Our love for Craig led to a family commitment to do all
we can to help people understand more about same-sex orientation.
Not only do we share the scientific research that is coming
forth, we also try to help people realize how much discrimination
hurts, not only the homosexual person, but his family
and friends as well. It has also opened our eyes to the
world of "justified" discrimination that exists
in many aspects of society. Elie Weisel, 1986 Nobel Peace
Prize winner, has stated: "Neutrality helps the oppressor,
never the victim. Silence encourages the tormentor, never
the tormented." We share his view and have made a
conscious decision, with Craig's approval, to be open
and public about his sexual orientation. In September
of 1993, Gary and I attended a Family Fellowship retreat.
We met other LDS parents like us who also have homosexual
children. We learned that they felt as we do, that homosexual
orientation is not a choice, and that our gay children
among the most kind, talented, and intellectual people
in the world. These other parents also wanted to do something
to make a world a safer, more understanding place for
our children to live in. when we returned home, Gary and
I talked with our children and decided to begin holding
Family Fellowship meetings in Utah County. We have held
three meetings to date, and each one has been very rewarding,
bringing new families together. Our children are actively
involved with Family Fellowship. They help us decide on
formats for the meetings, patiently teach their computer
illiterate parents, address envelopes, lick stamps, compose
letters, and our eldest daughter even conducted our last
meeting! I was invited to participate in an interview
for the Salt Lake Tribune. A reporter wanted to do a feature
article on mothers of gay sons for the Mother's Day issue.
I hesitated to do this, not because I was embarrassed
about Craig's orientation, but nervous that I might be
quoted out of context, or perhaps make a comment that
I would regret later. I also knew that this would be a
'coming out' to many friends and acquaintances that we
had not had the opportunity to talk with personally. I
was visiting with one of my daughters, telling her my
concerns -- when she just suddenly and enthusiastically
cried, "Oh, Mom -- go for it." So I did. The
article was not written exactly as I would have liked
it to be, but it opened many doors for us.
Gary and I have met so many wonderful people through
Family Fellowship.

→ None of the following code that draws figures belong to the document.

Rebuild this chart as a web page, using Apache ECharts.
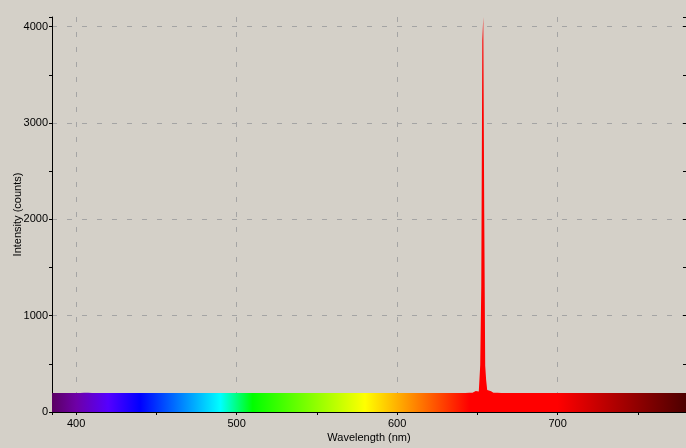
<!DOCTYPE html>
<html>
<head>
<meta charset="utf-8">
<script src="https://cdn.jsdelivr.net/npm/echarts@6/dist/echarts.min.js"></script>
<style>
  html, body { margin: 0; padding: 0; background: #d4d0c8; }
  #main { width: 686px; height: 448px; }
</style>
</head>
<body>
<div id="main"></div>
<script>
// wavelength (nm) of each sample
var wavelengths = [
  385, 390, 395, 400, 405, 410, 415, 420, 425, 430, 435, 440, 445, 450, 455, 460,
  465, 470, 475, 480, 485, 490, 495, 500, 505, 510, 515, 520, 525, 530, 535, 540,
  545, 550, 555, 560, 565, 570, 575, 580, 585, 590, 595, 600, 605, 610, 615, 620,
  625, 630, 635, 640, 645,
  649.0, 650.9, 651.5, 652.1, 652.8, 653.4, 654.0, 654.6, 655.2, 655.8, 656.5, 657.1,
  660, 665, 670, 675, 680, 685, 690, 695, 700, 705, 710, 715, 720, 725, 730, 735,
  740, 745, 750, 755, 760, 765, 770, 775, 780
];
// intensity (counts)
var counts = [
  197, 198, 196, 197, 199, 197, 196, 198, 197, 196, 198, 197, 197, 196, 198, 197,
  196, 197, 198, 197, 196, 197, 198, 196, 197, 198, 197, 196, 197, 198, 197, 196,
  197, 198, 197, 196, 197, 198, 196, 197, 198, 197, 196, 197, 198, 197, 196, 198,
  197, 196, 198, 197, 199,
  218, 212, 228, 487, 1306, 3855, 4100, 2062, 480, 330, 228, 215,
  201, 198, 197, 196, 198, 197, 196, 197, 198, 197, 196, 198, 197, 196, 197, 198,
  197, 196, 197, 198, 196, 197, 198, 197, 197
];
var xTicks = [400, 500, 600, 700];
var yTicks = [0, 1000, 2000, 3000, 4000];

var xMin = 385, xMax = 780, yMax = 4100;

// spectrum colours along the wavelength axis
var spectrumStops = [
  [385, '#5a0063'], [400, '#6e00a6'], [420, '#5500ff'], [440, '#0000ff'],
  [490, '#00ffff'], [510, '#00ff00'], [580, '#ffff00'], [645, '#ff0000'],
  [700, '#ff0000'], [780, '#4d0000']
];

var seriesData = wavelengths.map(function (w, i) { return [w, counts[i]]; });
var gradient = new echarts.graphic.LinearGradient(0, 0, 1, 0, spectrumStops.map(function (s) {
  return { offset: (s[0] - xMin) / (xMax - xMin), color: s[1] };
}));

var chart = echarts.init(document.getElementById('main'), null, { renderer: 'canvas' });
var font = { fontFamily: 'Liberation Sans', fontSize: 11, color: '#000' };

var option = {
  backgroundColor: '#d4d0c8',
  animation: false,
  textStyle: font,
  grid: {
    left: 52,
    right: 0,
    top: 17,
    bottom: 36,
    containLabel: false,
    outerBoundsMode: 'none'
  },
  xAxis: [{
    type: 'value',
    min: xMin,
    max: xMax,
    splitNumber: 8,
    name: 'Wavelength (nm)',
    nameLocation: 'middle',
    nameGap: 20,
    nameMoveOverlap: false,
    nameTextStyle: font,
    axisLine: { show: true, lineStyle: { color: '#000', width: 1 } },
    axisTick: { show: true, inside: false, length: 3, lineStyle: { color: '#000' } },
    axisLabel: {
      margin: 6,
      fontFamily: 'Liberation Sans', fontSize: 11, color: '#000',
      formatter: function (v) { return xTicks.indexOf(v) >= 0 ? String(v) : ''; }
    },
    splitLine: { show: false }
  }, {
    type: 'value',
    min: xMin,
    max: xMax,
    splitNumber: 4,
    axisLine: { show: false },
    axisTick: { show: false },
    axisLabel: { show: false },
    splitLine: {
      show: true,
      showMinLine: false,
      showMaxLine: false,
      lineStyle: { color: '#a4a4a4', type: [5, 10], width: 1 }
    }
  }],
  yAxis: [{
    type: 'value',
    min: 0,
    max: yMax,
    interval: 500,
    name: 'Intensity (counts)',
    nameLocation: 'middle',
    nameRotate: 90,
    nameGap: 29,
    nameMoveOverlap: false,
    nameTextStyle: font,
    axisLine: { show: true, lineStyle: { color: '#000', width: 1 } },
    axisTick: { show: true, inside: false, length: 3, lineStyle: { color: '#000' } },
    axisLabel: {
      margin: 4,
      fontFamily: 'Liberation Sans', fontSize: 11, color: '#000',
      formatter: function (v) { return yTicks.indexOf(v) >= 0 ? String(v) : ''; }
    },
    splitLine: { show: false }
  }, {
    type: 'value',
    min: 0,
    max: yMax,
    interval: 500,
    axisLine: { show: false },
    axisTick: { show: true, inside: true, length: 3, lineStyle: { color: '#000' } },
    axisLabel: { show: false },
    splitLine: { show: false }
  }, {
    type: 'value',
    min: 0,
    max: yMax,
    interval: 1000,
    axisLine: { show: false },
    axisTick: { show: false },
    axisLabel: { show: false },
    splitLine: {
      show: true,
      showMinLine: false,
      showMaxLine: false,
      lineStyle: { color: '#a4a4a4', type: [5, 10], width: 1 }
    }
  }],
  series: [{
    type: 'line',
    xAxisIndex: 0,
    yAxisIndex: 0,
    step: 'middle',
    showSymbol: false,
    symbol: 'none',
    data: seriesData,
    lineStyle: { width: 0, opacity: 0 },
    areaStyle: { color: gradient, opacity: 1 },
    z: 3
  }]
};

chart.setOption(option);
</script>
</body>
</html>
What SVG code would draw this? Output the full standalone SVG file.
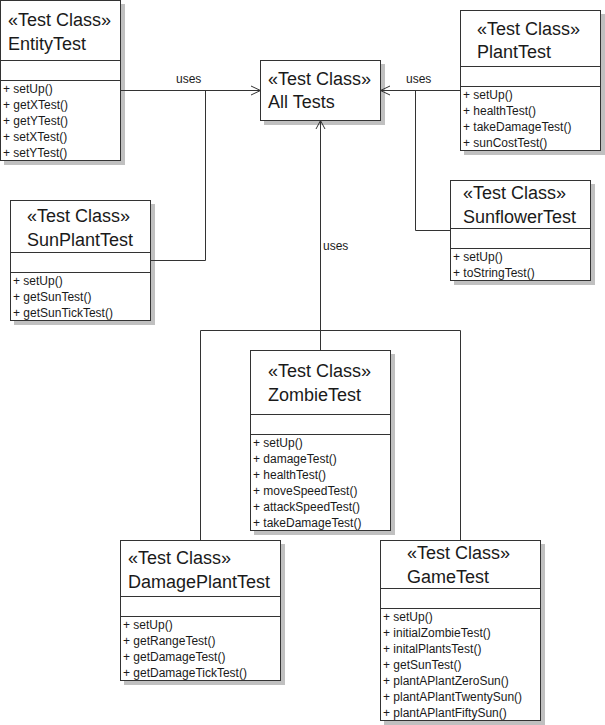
<svg xmlns="http://www.w3.org/2000/svg" width="605" height="725" viewBox="0 0 605 725">
<style>
.box{fill:#fff;stroke:#333;stroke-width:1}
.sh{fill:#c0c0c0}
.div{stroke:#333;stroke-width:1}
.t{font-family:"Liberation Sans",Arial,sans-serif;font-size:18px;fill:#1a1a1a}
.m{font-family:"Liberation Sans",Arial,sans-serif;font-size:12px;fill:#1a1a1a}
.c{fill:none;stroke:#333;stroke-width:1}
</style>
<rect width="605" height="725" fill="#fff"/>
<g id="EntityTest">
<rect class="sh" x="4" y="4" width="121" height="161"/>
<rect class="box" x="0.5" y="0.5" width="120" height="160"/>
<line class="div" x1="0.5" y1="60.5" x2="120.5" y2="60.5"/>
<line class="div" x1="0.5" y1="80.5" x2="120.5" y2="80.5"/>
<text class="t" x="8" y="26">«Test Class»</text>
<text class="t" x="8" y="50">EntityTest</text>
<text class="m" x="3" y="93">+ setUp()</text>
<text class="m" x="3" y="109">+ getXTest()</text>
<text class="m" x="3" y="125">+ getYTest()</text>
<text class="m" x="3" y="141">+ setXTest()</text>
<text class="m" x="3" y="157">+ setYTest()</text>
</g>
<g id="AllTests">
<rect class="sh" x="264" y="64" width="121" height="61"/>
<rect class="box" x="260.5" y="60.5" width="120" height="60"/>
<text class="t" x="268" y="85">«Test Class»</text>
<text class="t" x="268" y="108">All Tests</text>
</g>
<g id="PlantTest">
<rect class="sh" x="464" y="14" width="141" height="141"/>
<rect class="box" x="460.5" y="10.5" width="140" height="140"/>
<line class="div" x1="460.5" y1="66.5" x2="600.5" y2="66.5"/>
<line class="div" x1="460.5" y1="86.5" x2="600.5" y2="86.5"/>
<text class="t" x="477" y="35">«Test Class»</text>
<text class="t" x="477" y="58">PlantTest</text>
<text class="m" x="463" y="99">+ setUp()</text>
<text class="m" x="463" y="115">+ healthTest()</text>
<text class="m" x="463" y="131">+ takeDamageTest()</text>
<text class="m" x="463" y="147">+ sunCostTest()</text>
</g>
<g id="SunPlantTest">
<rect class="sh" x="14" y="204" width="141" height="121"/>
<rect class="box" x="10.5" y="200.5" width="140" height="120"/>
<line class="div" x1="10.5" y1="252.5" x2="150.5" y2="252.5"/>
<line class="div" x1="10.5" y1="272.5" x2="150.5" y2="272.5"/>
<text class="t" x="27" y="222">«Test Class»</text>
<text class="t" x="27" y="246">SunPlantTest</text>
<text class="m" x="13" y="285">+ setUp()</text>
<text class="m" x="13" y="301">+ getSunTest()</text>
<text class="m" x="13" y="317">+ getSunTickTest()</text>
</g>
<g id="SunflowerTest">
<rect class="sh" x="454" y="184" width="141" height="101"/>
<rect class="box" x="450.5" y="180.5" width="140" height="100"/>
<line class="div" x1="450.5" y1="228.5" x2="590.5" y2="228.5"/>
<line class="div" x1="450.5" y1="248.5" x2="590.5" y2="248.5"/>
<text class="t" x="463" y="199">«Test Class»</text>
<text class="t" x="463" y="223">SunflowerTest</text>
<text class="m" x="453" y="261">+ setUp()</text>
<text class="m" x="453" y="277">+ toStringTest()</text>
</g>
<g id="ZombieTest">
<rect class="sh" x="254" y="354" width="141" height="181"/>
<rect class="box" x="250.5" y="350.5" width="140" height="180"/>
<line class="div" x1="250.5" y1="414.5" x2="390.5" y2="414.5"/>
<line class="div" x1="250.5" y1="434.5" x2="390.5" y2="434.5"/>
<text class="t" x="268" y="377">«Test Class»</text>
<text class="t" x="268" y="401">ZombieTest</text>
<text class="m" x="253" y="447">+ setUp()</text>
<text class="m" x="253" y="463">+ damageTest()</text>
<text class="m" x="253" y="479">+ healthTest()</text>
<text class="m" x="253" y="495">+ moveSpeedTest()</text>
<text class="m" x="253" y="511">+ attackSpeedTest()</text>
<text class="m" x="253" y="527">+ takeDamageTest()</text>
</g>
<g id="DamagePlantTest">
<rect class="sh" x="124" y="544" width="161" height="141"/>
<rect class="box" x="120.5" y="540.5" width="160" height="140"/>
<line class="div" x1="120.5" y1="596.5" x2="280.5" y2="596.5"/>
<line class="div" x1="120.5" y1="616.5" x2="280.5" y2="616.5"/>
<text class="t" x="128" y="564">«Test Class»</text>
<text class="t" x="128" y="588">DamagePlantTest</text>
<text class="m" x="123" y="629">+ setUp()</text>
<text class="m" x="123" y="645">+ getRangeTest()</text>
<text class="m" x="123" y="661">+ getDamageTest()</text>
<text class="m" x="123" y="677">+ getDamageTickTest()</text>
</g>
<g id="GameTest">
<rect class="sh" x="384" y="544" width="161" height="181"/>
<rect class="box" x="380.5" y="540.5" width="160" height="180"/>
<line class="div" x1="380.5" y1="588.5" x2="540.5" y2="588.5"/>
<line class="div" x1="380.5" y1="608.5" x2="540.5" y2="608.5"/>
<text class="t" x="407" y="559">«Test Class»</text>
<text class="t" x="407" y="583">GameTest</text>
<text class="m" x="383" y="621">+ setUp()</text>
<text class="m" x="383" y="637">+ initialZombieTest()</text>
<text class="m" x="383" y="653">+ initalPlantsTest()</text>
<text class="m" x="383" y="669">+ getSunTest()</text>
<text class="m" x="383" y="685">+ plantAPlantZeroSun()</text>
<text class="m" x="383" y="701">+ plantAPlantTwentySun()</text>
<text class="m" x="383" y="717">+ plantAPlantFiftySun()</text>
</g>
<g id="connectors">
<path class="c" d="M120.5,90.5 H260.5 M205.5,90.5 V260.5 H150.5"/>
<path class="c" d="M251,86 L260.5,90.5 L251,95"/>
<path class="c" d="M460.5,90.5 H380.5 M415.5,90.5 V230.5 H450.5"/>
<path class="c" d="M390,86 L380.5,90.5 L390,95"/>
<path class="c" d="M320.5,350.5 V120.5 M200.5,540.5 V330.5 H460.5 V540.5"/>
<path class="c" d="M316,129 L320.5,120.5 L325,129"/>
<text class="m" x="176" y="83">uses</text>
<text class="m" x="406" y="83">uses</text>
<text class="m" x="323" y="250">uses</text>
</g>
</svg>
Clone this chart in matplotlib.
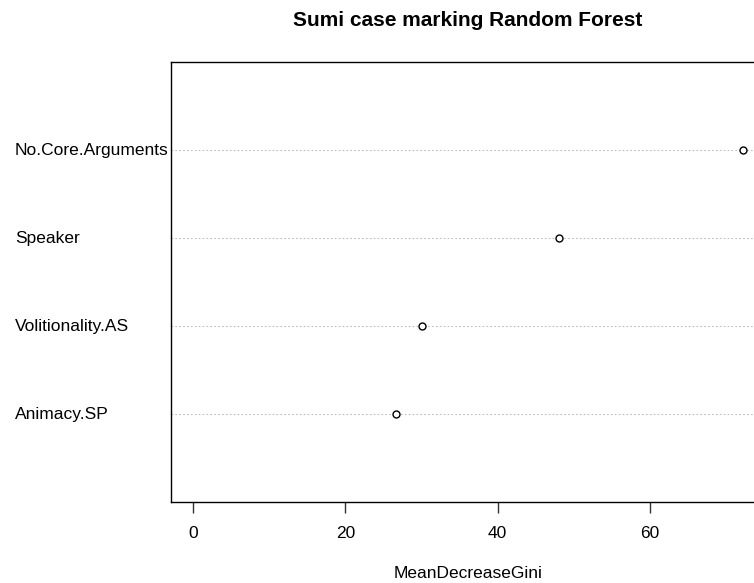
import matplotlib
matplotlib.use("Agg")
import matplotlib.pyplot as plt

plt.rcParams['font.family'] = ['Liberation Sans', 'DejaVu Sans']

# Variable importance (mean decrease in Gini), bottom to top
variables = ["Animacy.SP", "Volitionality.AS", "Speaker", "No.Core.Arguments"]
gini = [26.6, 30.0, 48.1, 72.2]
ticks = [0, 20, 40, 60]

fig = plt.figure(figsize=(7.54, 5.83), dpi=100)
ax = fig.add_axes([171 / 754, 81 / 583, 594 / 754, 440 / 583])

ypos = list(range(1, len(variables) + 1))
for y in ypos:
    ax.axhline(y, color="#bebebe", linestyle=(0, (1.5, 2)), linewidth=0.8, zorder=1)
ax.plot(gini, ypos, linestyle="none", marker="o", markersize=5,
        markerfacecolor="white", markeredgecolor="black", markeredgewidth=1.0, zorder=3)

pad = 0.04 * (max(gini) - 0)
ax.set_xlim(0 - pad, max(gini) + pad)
ax.set_ylim(0, len(variables) + 1)

ax.set_yticks([])
ax.set_xticks(ticks)
ax.set_xticklabels([str(t) for t in ticks], fontsize=12.5)
ax.tick_params(axis="x", length=8, width=1, pad=9, color="#333333")

for sp in ax.spines.values():
    sp.set_linewidth(1.0)
    sp.set_color("black")

# Row labels, left-aligned at the figure margin
for y, name in zip(ypos, variables):
    ax.annotate(name, xy=(15 / 754, y), xycoords=("figure fraction", "data"),
                ha="left", va="center", fontsize=12.5, annotation_clip=False)

fig.text(468 / 754, 1 - 20 / 583, "Sumi case marking Random Forest",
         ha="center", va="center", fontsize=15, fontweight="bold")
fig.text(468 / 754, 1 - 574 / 583, "MeanDecreaseGini",
         ha="center", va="center", fontsize=12.5)

fig.savefig("out.png", dpi=100)
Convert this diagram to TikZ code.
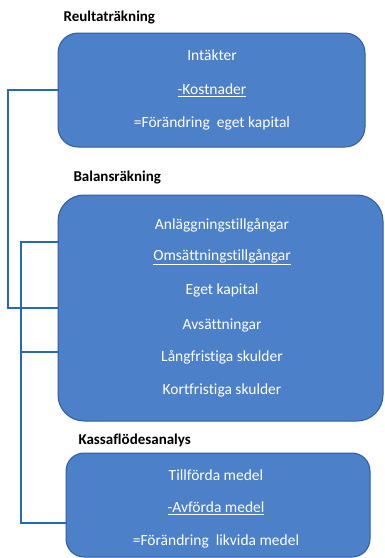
\documentclass[tikz,border=0pt]{standalone}
\usepackage{fontspec}
\setmainfont{Carlito}[Ligatures=NoCommon]
\usepackage{xcolor}
\definecolor{boxfill}{RGB}{76,128,200}
\definecolor{boxline}{RGB}{48,92,158}
\definecolor{linkblue}{RGB}{36,104,186}
\tikzset{
  sheet/.style={draw=boxline, line width=1pt, fill=boxfill, rounded corners=#1},
  post/.style={text=white, font=\fontsize{15.5}{17}\selectfont},
  heading/.style={font=\bfseries\fontsize{15}{17}\selectfont, anchor=west},
  link/.style={draw=linkblue, line width=1.3pt}
}

\begin{document}
\begin{tikzpicture}[x=1pt,y=-1pt]
\useasboundingbox (0,0) rectangle (385,558);
% resultatraekning
\node[heading] (hres) at (60,18) {Reultaträkning};
\node[sheet=20pt, minimum width=307pt, minimum height=114pt] (res) at (211.5,90) {};
\node[post] (intakt) at (212,55) {Intäkter};
\node[post] (kost) at (212,90) {\underline{-Kostnader}};
\node[post] (fek) at (212,123) {=Förändring~ eget kapital};
% balansraekning
\node[heading] (hbal) at (70,178) {Balansräkning};
\node[sheet=26pt, minimum width=325pt, minimum height=226pt] (bal) at (220.5,308) {};
\node[post] (anl) at (222,225) {Anläggningstillgångar};
\node[post] (oms) at (222,257) {\underline{Omsättningstillgångar}};
\node[post] (ek) at (222,290) {Eget kapital};
\node[post] (avs) at (222,325) {Avsättningar};
\node[post] (lang) at (222,357) {Långfristiga skulder};
\node[post] (kort) at (222,390) {Kortfristiga skulder};
% kassafloedesanalys
\node[heading] (hkas) at (75,440) {Kassaflödesanalys};
\node[sheet=18pt, minimum width=304pt, minimum height=104pt] (kas) at (218,505) {};
\node[post] (till) at (216,475) {Tillförda medel};
\node[post] (avf) at (216,508) {\underline{-Avförda medel}};
\node[post] (flik) at (216,541) {=Förändring~ likvida medel};
% connectors
\coordinate (bal1) at ([yshift=66pt]bal.west);
\coordinate (bal3) at ([yshift=-44pt]bal.west);
\coordinate (kas1) at ([yshift=-18pt]kas.west);
\coordinate (ytter) at (8,0);
\coordinate (inner) at (21,0);
\draw[link] (res.west) -| (ytter |- bal.west) -- (bal.west);
\draw[link] (bal1) -| (inner |- kas1) -- (kas1);
\draw[link] (inner |- bal3) -- (bal3);
\end{tikzpicture}
\end{document}
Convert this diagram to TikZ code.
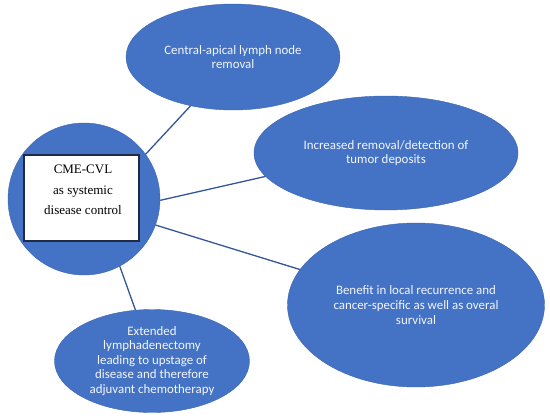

The parents we have met are active
LDS people and are an inspiration to us. The gays and
lesbians we have met are wonderful, spiritual, intellectual
and talented. Beyond all this we always have a wonderful
time talking, eating, singing, laughing, and crying together.
Craig has given our family a wonderful gift. It has helped
us become more aware, tolerant, sympathetic, and supportive
of diversity. We have experienced the pains of discrimination.
As a result, we are a close family, and as individuals
we are striving to be more Christ-like people.